Why do models always make nasty faces?
Why do all of the people in magazines try to look so nasty and mean to be supposedly attractive? If you are pretty enough to be in a magazine, why should you have to snarl at a camera to look "hot"? Answer back, Answer B!tch!
—Brooke, North Bay, Somewhere
The B!tch Replies: Well, just look at the new Dolce & Gabbana ads. You've got a girl in metal bloomers making the dagger eyes at a guy in strategically stuffed briefs. Another model is draped like overcooked celery across some girl, glaring at us through plastic lab goggles. If those kids were smiling, we'd run the risk of realizing that this might be a tad silly—especially when you learn that D&G briefs go for about 40 bucks.
Hysterical giggling rarely helps to sell underwear, fashionistas explain to this B!tch.

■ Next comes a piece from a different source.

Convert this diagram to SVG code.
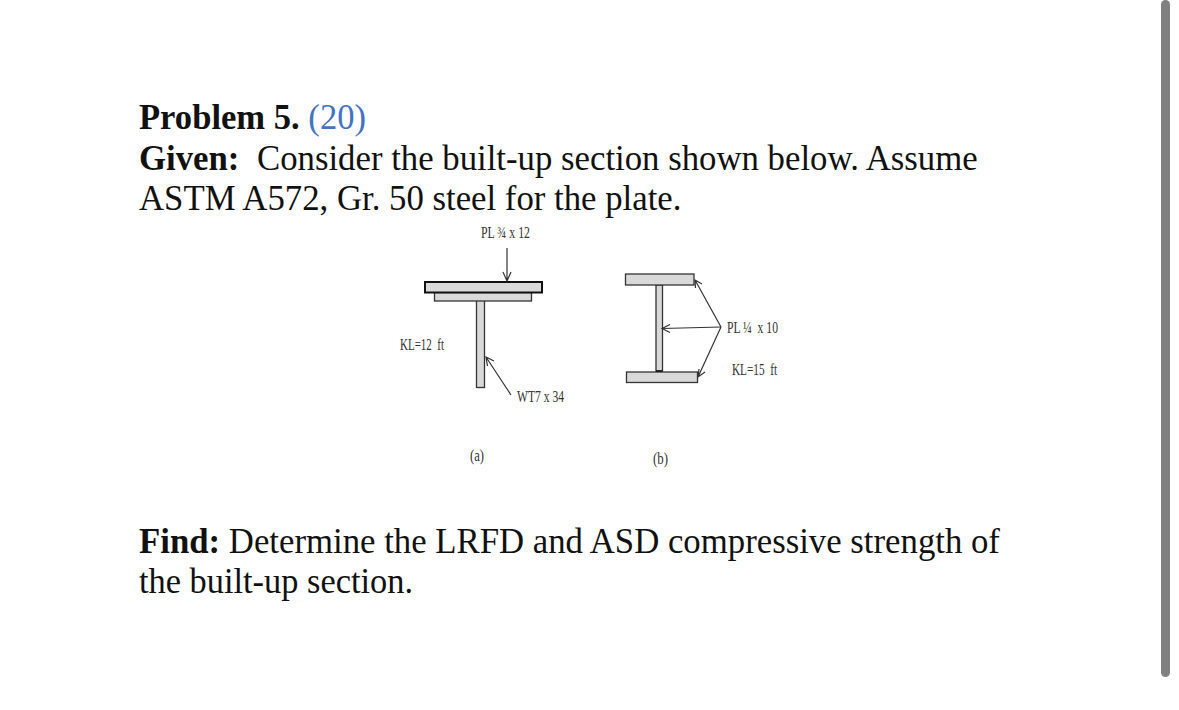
<svg xmlns="http://www.w3.org/2000/svg" width="1179" height="710" viewBox="0 0 1179 710">
<style>
.t{font-family:"Liberation Serif","Times New Roman",serif;font-size:34.75px;fill:#111}
.b{font-weight:bold}
.s{font-family:"Liberation Serif","Times New Roman",serif;font-size:17px;fill:#333;white-space:pre}
.p{fill:#d9d9d9;stroke:#333;stroke-width:1.3}
.c{fill:none;stroke:#333;stroke-width:1.2}
</style>
<rect width="1179" height="710" fill="#fff"/>
<rect id="scrollbar" x="1161" y="0" width="9" height="677" rx="4.5" fill="#808080"/>
<g id="text">
<text class="t" x="139" y="128.500" textLength="227" lengthAdjust="spacingAndGlyphs"><tspan class="b">Problem 5.</tspan> <tspan fill="#4472c4">(20)</tspan></text>
<text class="t" x="139" y="169.500"><tspan class="b">Given:</tspan><tspan x="257">Consider the built-up section shown below. Assume</tspan></text>
<text class="t" x="139" y="210">ASTM A572, Gr. 50 steel for the plate.</text>
<text class="t" x="139" y="552.500"><tspan class="b">Find:</tspan> Determine the LRFD and ASD compressive strength of</text>
<text class="t" x="139" y="592.500" textLength="274" lengthAdjust="spacingAndGlyphs">the built-up section.</text>
</g>
<g id="section-a">
<rect class="p" x="476.500" y="300" width="8" height="87.500"/>
<rect class="p" x="434.500" y="292.500" width="97" height="8.500"/>
<rect x="425" y="282" width="117" height="10.500" fill="#d9d9d9" stroke="#111" stroke-width="2"/>
</g>
<g id="section-b">
<rect class="p" x="656" y="285" width="6.500" height="86"/>
<rect class="p" x="625.500" y="274" width="68.500" height="11"/>
<rect class="p" x="626.500" y="372" width="71" height="10.500"/>
<line x1="656" y1="371" x2="662.500" y2="371" stroke="#111" stroke-width="1.500"/>
</g>
<g id="connectors">
<path class="c" d="M507 248V281M503 272L507 281L511 272"/>
<path class="c" d="M511 395L486 357M487.500 366L486 357L494 361"/>
<path class="c" d="M721 327L695 280M695.500 288L695 280L702 284"/>
<path class="c" d="M721 327L662 328.500M670 324.500L662 328.500L670 332.500"/>
<path class="c" d="M721 327L698 377M699 369L698 377L705 372"/>
</g>
<g id="labels">
<text class="s" x="481" y="238" textLength="49" lengthAdjust="spacingAndGlyphs">PL ¾ x 12</text>
<text class="s" x="400" y="350" textLength="44" lengthAdjust="spacingAndGlyphs">KL=12  ft</text>
<text class="s" x="517" y="402" textLength="47" lengthAdjust="spacingAndGlyphs">WT7 x 34</text>
<text class="s" x="727" y="333" textLength="51" lengthAdjust="spacingAndGlyphs">PL ¼  x 10</text>
<text class="s" x="732" y="375" textLength="45" lengthAdjust="spacingAndGlyphs">KL=15  ft</text>
<text class="s" x="470" y="461" textLength="14" lengthAdjust="spacingAndGlyphs">(a)</text>
<text class="s" x="653" y="464" textLength="15" lengthAdjust="spacingAndGlyphs">(b)</text>
</g>
</svg>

So, no smiling from you, Gisele...or you, Tyra. Even child models must avoid gaiety of any stripe. One of the latest Marc Jacobs ads has a sad-eyed Dakota Fanning facing a corner—not so much I've been a bad widdle girl, as It's been thwee days, and that man who took me from the parking lot said I could go home now and—what's he doing with that twash bag?
"A straight face is more intriguing," says fashion photographer and America's Next Top Model judge Nigel Barker. "And that's what sells." It's like meeting someone for the first time. A massive smile is like a big dog licking your face, but if you meet someone more reserved, and you have to get to know them, that's a lot more intriguing—more sexy.
"It's like a classic French movie versus a Hollywood blockbuster," he says.
Smiles also convey another trait forbidden in fashion advertising: accessibility. Designers tend to see themselves as living legends who make crucial clothes for people with momentous wallets. Their advertising must reflect similar gravitas.
Finally, there is the trifling factor of the human brain. Smiles can lead the eye away from the body and up toward the face—inconvenient when a company is trying to sell us a pair of metal bloomers.
"The focus is meant to be on the clothes," one fashion journalist tells this B!tch. "You don't want the model taking away from that. They are the canvas for the clothing."
That quote comes from a Vegas magazine editorial assistant named—I swear I am not making this up—Colleen Smiley. How perfect is that?